[Data records start]

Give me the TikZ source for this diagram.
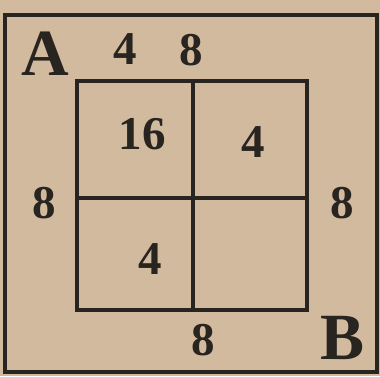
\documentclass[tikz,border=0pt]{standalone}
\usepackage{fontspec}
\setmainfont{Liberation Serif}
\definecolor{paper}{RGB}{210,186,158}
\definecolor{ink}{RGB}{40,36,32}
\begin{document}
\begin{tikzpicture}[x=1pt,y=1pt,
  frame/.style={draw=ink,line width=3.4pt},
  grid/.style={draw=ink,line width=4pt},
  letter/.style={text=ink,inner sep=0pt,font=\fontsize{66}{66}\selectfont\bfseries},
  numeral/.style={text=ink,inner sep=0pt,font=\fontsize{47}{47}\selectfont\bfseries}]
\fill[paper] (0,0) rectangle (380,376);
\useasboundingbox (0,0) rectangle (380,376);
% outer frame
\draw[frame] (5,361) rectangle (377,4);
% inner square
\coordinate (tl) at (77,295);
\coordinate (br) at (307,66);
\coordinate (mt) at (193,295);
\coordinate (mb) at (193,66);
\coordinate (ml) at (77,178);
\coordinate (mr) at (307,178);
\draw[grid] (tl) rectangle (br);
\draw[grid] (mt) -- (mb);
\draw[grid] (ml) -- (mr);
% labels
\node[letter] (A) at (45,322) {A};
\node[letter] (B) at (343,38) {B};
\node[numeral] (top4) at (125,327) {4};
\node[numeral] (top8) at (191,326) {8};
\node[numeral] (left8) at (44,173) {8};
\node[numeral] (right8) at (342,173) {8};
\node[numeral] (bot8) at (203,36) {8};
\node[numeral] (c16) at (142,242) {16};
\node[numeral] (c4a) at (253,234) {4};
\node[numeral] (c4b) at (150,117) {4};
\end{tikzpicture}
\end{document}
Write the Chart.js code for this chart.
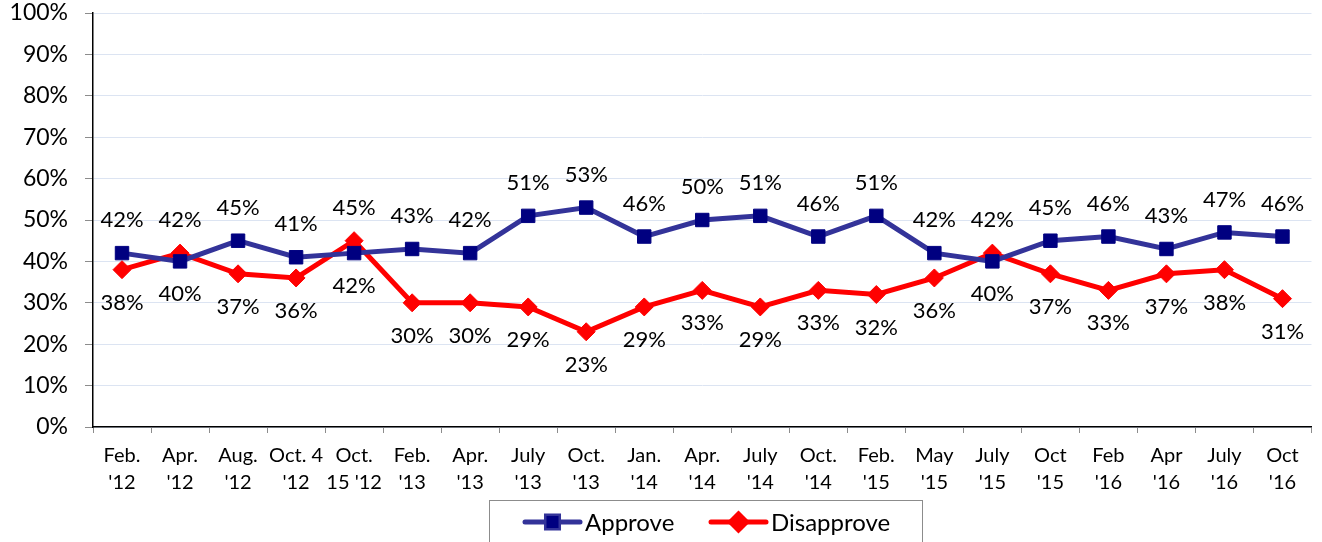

[Data records end]

● **Exercise prompt**:
Restate the records above in full, word for word. Keep pictures out.

● **Solution for this exercise**:
Give me the TikZ source for this diagram.
\documentclass[tikz,border=0pt]{standalone}
\usepackage{fontspec}
\setmainfont{Liberation Serif}
\definecolor{paper}{RGB}{210,186,158}
\definecolor{ink}{RGB}{40,36,32}
\begin{document}
\begin{tikzpicture}[x=1pt,y=1pt,
  frame/.style={draw=ink,line width=3.4pt},
  grid/.style={draw=ink,line width=4pt},
  letter/.style={text=ink,inner sep=0pt,font=\fontsize{66}{66}\selectfont\bfseries},
  numeral/.style={text=ink,inner sep=0pt,font=\fontsize{47}{47}\selectfont\bfseries}]
\fill[paper] (0,0) rectangle (380,376);
\useasboundingbox (0,0) rectangle (380,376);
% outer frame
\draw[frame] (5,361) rectangle (377,4);
% inner square
\coordinate (tl) at (77,295);
\coordinate (br) at (307,66);
\coordinate (mt) at (193,295);
\coordinate (mb) at (193,66);
\coordinate (ml) at (77,178);
\coordinate (mr) at (307,178);
\draw[grid] (tl) rectangle (br);
\draw[grid] (mt) -- (mb);
\draw[grid] (ml) -- (mr);
% labels
\node[letter] (A) at (45,322) {A};
\node[letter] (B) at (343,38) {B};
\node[numeral] (top4) at (125,327) {4};
\node[numeral] (top8) at (191,326) {8};
\node[numeral] (left8) at (44,173) {8};
\node[numeral] (right8) at (342,173) {8};
\node[numeral] (bot8) at (203,36) {8};
\node[numeral] (c16) at (142,242) {16};
\node[numeral] (c4a) at (253,234) {4};
\node[numeral] (c4b) at (150,117) {4};
\end{tikzpicture}
\end{document}
Write the Chart.js code for this chart.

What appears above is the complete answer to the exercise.